Professional rugby players will now face even more pressure to behave well off the field, following the release of a new ‘Respect and Responsibility’ report backed by New Zealand Rugby.
You could argue that it was inevitable, following a string of off-field scandals, New Zealand Rugby (NZR) today welcomed the findings and recommendations of the new report.
A personal development programme will require players to enter a new incubation system that aims to see “good young men who are successful in sport and life”. The key words in that being incubation system. This was identified as the first primary goal set out in the report.
New Zealand Rugby Fully Supports Respect and Responsibility Review Panel
A total of 91 recommendations were made in the report, including 36 actions to take place in the short-term. The review covers some of the aspirational goals:
- Inclusive Leadership
- Empowering Gender Equality
- World Leading
The review panel was led by Kathryn Beck (see above video), President of the New Zealand Law Society and supported by a panel that comprised Jackie Barron, Lisa Carrington, Kate Daly, Liz Dawson, David Howman, Sir Michael Jones, Keven Mealamu and Dr Deb Robinson.

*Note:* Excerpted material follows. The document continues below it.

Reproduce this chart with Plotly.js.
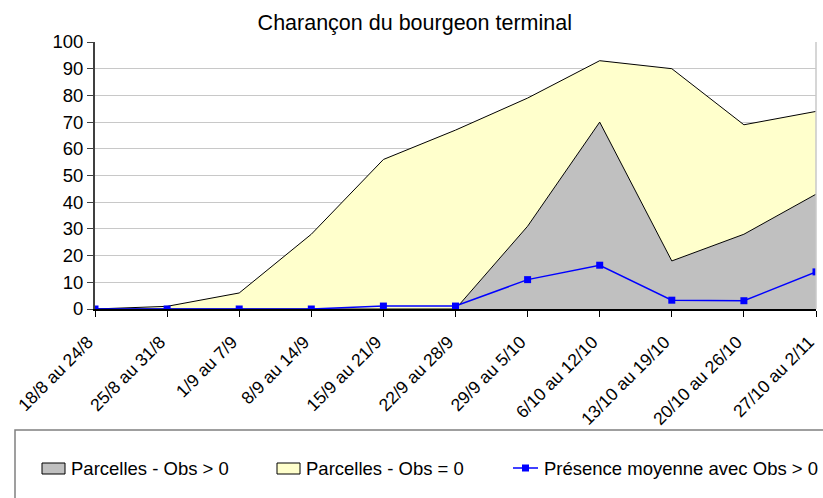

Robyn Cockburn was the researcher and author.
More Pressure On Rugby Players To ‘Be Good’ Off The Field
It’s a dividing argument, but are the days of professional sportsmen being judged only on their craft gone? Yes, they are.
Social media has meant an influx of cameras on players when conducting business, often as it pertains to their activities away from the field. NZR realise this, and with the recent scandals off the field, the culture of the sport has been under scrutiny.
36 cases of misconduct were investigated by NZR in the past four years, 33 of which involved players. The new Respect and Responsibility policy will endeavour to see that this number decreases over the next four years, and it also forces players to further educate themselves around ‘being good people’.
How Does New Zealand Rugby Ensure it is All Implemented?
NZR say that they will consult with key stakeholders and work together with them to ensure that the reports’ recommendations are implemented in a sustainable manner.
All in all, it’s an eight year process for NZR. Each of the aspirational goals will see roll outs in the short term; including an initial stocktake of diversity across all levels of rugby. There are mid term goals, and many long term goals recommended by the panel.
New Zealand Rugby will also begin the process of developing a new ‘charter’ which captures the values that the organisation want to deliver on.